世界を虜にする「最先端アーティスト」の衝撃 オラファー・エリアソンを知っていますか?
デンマークの首都コペンハーゲンから西へ240キロ。湾岸都市ヴァイレのフィヨルド(入り江)に、要塞のような建物が出現した。デンマーク生まれの世界的な現代美術家、オラファー・エリアソンによる建築「フィヨルド・ハウス(Fjordenhus)」だ。
2018年6月に建物が公開されると、世界中のアート好きの間で話題となった。現時点で日本から確認できる情報を基に、フィヨルド・ハウスとエリアソンの魅力を紹介したい。
アートと建築の境界を横断した建物
フィヨルド・ハウスの最大の特徴は、港から少し離れた海の中に建っていることだ。
互いに接続されたレンガ造りの4つの円柱形が、フィヨルドの水面下から生えているようにそびえ立っている。レンガは個々に色や形が異なり、壁面は周囲の環境と調和するようにゆるやかなカーブを描いている。高さ28メートルの外壁は楕円のようなアーチで大きくくり抜かれ、その空洞からは北欧の光が差し込み、風がそよぐという。

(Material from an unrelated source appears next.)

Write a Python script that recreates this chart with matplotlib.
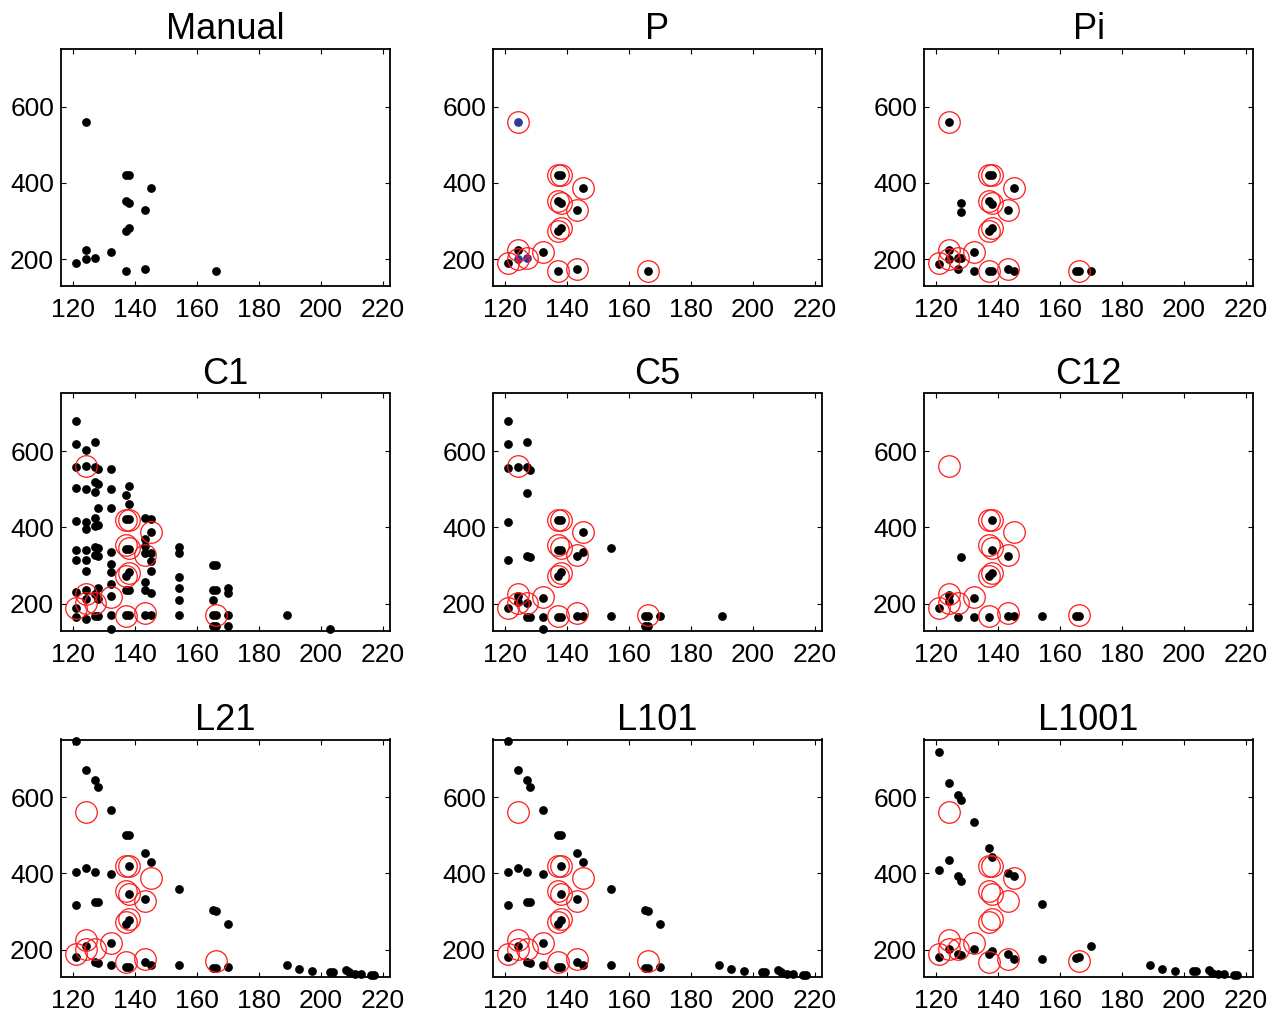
import matplotlib
matplotlib.use("Agg")
import matplotlib.pyplot as plt

plt.rcParams["font.family"] = ["Liberation Sans", "DejaVu Sans"]

# manually picked peaks (also drawn as red rings on the other panels)
MANUAL_X = [124, 137, 138, 145, 137, 138, 143, 137, 138, 124, 124, 127, 121, 132, 137, 143, 166]
MANUAL_Y = [560, 420, 420, 388, 354, 347, 328, 273, 281, 225, 201, 203, 190, 218, 168, 175, 170]

P_X = [121, 124, 132, 137, 138, 145, 137, 138, 143, 137, 138, 137, 143, 166]
P_Y = [190, 225, 218, 420, 420, 388, 354, 347, 328, 273, 281, 168, 175, 170]
P_BLUE_X = [124, 124, 127]
P_BLUE_Y = [560, 201, 203]

PI_X = [124, 137, 138, 145, 137, 138, 143, 137, 138, 128, 128, 124, 124, 127, 128,
        121, 127, 132, 132, 137, 138, 143, 145, 165, 166, 170]
PI_Y = [560, 420, 420, 388, 352, 346, 328, 273, 281, 347, 324, 225, 201, 203, 203,
        188, 174, 218, 168, 168, 168, 175, 168, 170, 170, 170]

C1_X = [121, 121, 121, 121, 121, 121, 121, 121, 121, 121,
        124, 124, 124, 124, 124, 124, 124, 124, 124, 124, 124,
        127, 128, 127, 127, 128, 127, 128, 127, 127, 128, 127, 128, 127, 128, 128, 127, 128, 127, 128,
        132, 132, 132, 132, 132, 132, 132, 132, 132, 132,
        138, 137, 138, 137, 138, 137, 138, 137, 138, 137, 138, 137, 138,
        143, 145, 145, 143, 143, 143, 145, 145, 145, 143, 143, 145, 143, 145,
        154, 154, 154, 154, 154, 154,
        165, 166, 165, 166, 165, 165, 166, 165, 166,
        170, 170, 170, 170,
        189, 203]
C1_Y = [678, 619, 558, 503, 417, 341, 315, 232, 190, 165,
        602, 560, 500, 415, 396, 341, 315, 287, 235, 213, 161,
        624, 552, 558, 519, 515, 493, 450, 426, 405, 406, 350, 345, 329, 326, 242, 226, 213, 168, 168,
        554, 502, 450, 337, 304, 284, 252, 220, 170, 135,
        509, 484, 461, 422, 422, 343, 343, 272, 284, 235, 235, 170, 170,
        426, 422, 389, 370, 352, 332, 332, 313, 287, 258, 235, 229, 170, 170,
        350, 333, 270, 242, 210, 170,
        302, 302, 235, 235, 210, 170, 170, 142, 142,
        242, 229, 170, 142,
        171, 135]

C5_X = [121, 121, 127, 121, 124, 127, 128, 127, 121, 121, 127, 128,
        137, 138, 145, 137, 138, 143, 145, 137, 138, 154,
        124, 124, 127, 121, 127, 128, 132, 132, 132, 137, 138, 143, 145,
        154, 165, 166, 165, 166, 170, 190]
C5_Y = [679, 618, 624, 555, 558, 558, 550, 490, 414, 316, 325, 323,
        420, 420, 389, 342, 342, 326, 337, 273, 282, 346,
        221, 204, 202, 189, 165, 165, 215, 165, 134, 165, 165, 167, 167,
        167, 167, 167, 141, 141, 168, 168]

C12_X = [138, 138, 128, 143, 137, 138, 124, 124, 121, 127, 132, 132, 137, 143, 145, 154, 165, 166]
C12_Y = [420, 342, 322, 326, 272, 281, 224, 206, 189, 165, 215, 165, 165, 167, 167, 167, 168, 168]

L21_X = [121, 124, 127, 128, 132, 137, 138, 143, 145,
         121, 124, 127, 132, 138, 121, 127, 128, 138, 143, 138, 137,
         154, 165, 166, 170, 132, 124, 121, 127, 128, 132, 137, 138, 143, 145,
         154, 165, 166, 170, 189, 193, 197, 203, 204, 208, 209, 211, 213, 216, 217]
L21_Y = [746, 672, 644, 626, 567, 502, 502, 453, 429,
         403, 413, 403, 399, 420, 317, 325, 324, 345, 334, 277, 267,
         359, 305, 302, 268, 218, 209, 182, 169, 166, 161, 154, 154, 167, 161,
         159, 153, 153, 154, 161, 150, 144, 142, 142, 147, 142, 137, 137, 133, 133]

# L101 result is indistinguishable from L21
L101_X = list(L21_X)
L101_Y = list(L21_Y)

L1001_X = [121, 124, 127, 128, 132, 137, 138, 121, 124, 127, 128, 143, 145, 154,
           132, 124, 121, 127, 128, 138, 137, 143, 145, 154, 165, 166, 170,
           189, 193, 197, 203, 204, 208, 209, 211, 213, 216, 217]
L1001_Y = [718, 637, 606, 593, 534, 468, 442, 409, 435, 394, 379, 400, 394, 319,
           203, 201, 181, 190, 186, 197, 188, 188, 176, 175, 179, 182, 209,
           161, 150, 144, 144, 144, 146, 140, 137, 137, 133, 133]

PANELS = [
    ("Manual", MANUAL_X, MANUAL_Y),
    ("P", P_X, P_Y),
    ("Pi", PI_X, PI_Y),
    ("C1", C1_X, C1_Y),
    ("C5", C5_X, C5_Y),
    ("C12", C12_X, C12_Y),
    ("L21", L21_X, L21_Y),
    ("L101", L101_X, L101_Y),
    ("L1001", L1001_X, L1001_Y),
]

W, H = 1284, 1019
fig = plt.figure(figsize=(W / 100, H / 100), dpi=100)

col_left = [61, 493, 924]
row_top = [49, 393.5, 739.5]
ax_w, ax_h = 329, 237

for i, (title, xs, ys) in enumerate(PANELS):
    r, c = divmod(i, 3)
    ax = fig.add_axes([col_left[c] / W, 1 - (row_top[r] + ax_h) / H, ax_w / W, ax_h / H])
    ax.plot(xs, ys, "o", color="black", ms=6.3, mew=0, zorder=2, clip_on=False)
    if title == "P":
        ax.plot(P_BLUE_X, P_BLUE_Y, "o", color="#303a96", ms=6.3, mew=0, zorder=3)
    if title != "Manual":
        ax.plot(MANUAL_X, MANUAL_Y, "o", mfc="none", mec="#ff1a1a", ms=15.5, mew=0.9, zorder=4)
    ax.set_xlim(116, 222.3)
    ax.set_ylim(130, 751)
    ax.set_xticks([120, 140, 160, 180, 200, 220])
    ax.set_yticks([200, 400, 600])
    ax.tick_params(direction="in", length=3.5, width=0.8, top=True, right=True,
                   labelsize=19, colors="black")
    ax.tick_params(axis="x", pad=9)
    ax.tick_params(axis="y", pad=5)
    for s in ax.spines.values():
        s.set_linewidth(1.3)
    ax.set_title(title, fontsize=26, pad=7)

fig.savefig("out.png", dpi=100)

時間帯や気候、季節による自然環境の変化は、絶えず建物に異なる表情を与える。水や光、風など自然界を構成する要素を取り込むのが、エリアソン作品の特徴でもある。
エリアソンはこれ以前にも、イギリス・ロンドンの「サーペンタイン・パビリオン」(2007年)や、コペンハーゲンの運河にかかる歩道橋「サークル・ブリッジ」(2015年)といった建築作品を手掛けてきた。
そしてフィヨルド・ハウスは、エリアソンが初めて建物全体を手掛けた建築となった。エリアソンは建築家のセバスチャン・ベーマンとスタジオ・オラファー・エリアソンと共に建物を作り上げた。アートと建築の境界を横断して活動してきた彼にとって、集大成的な作品とも言える。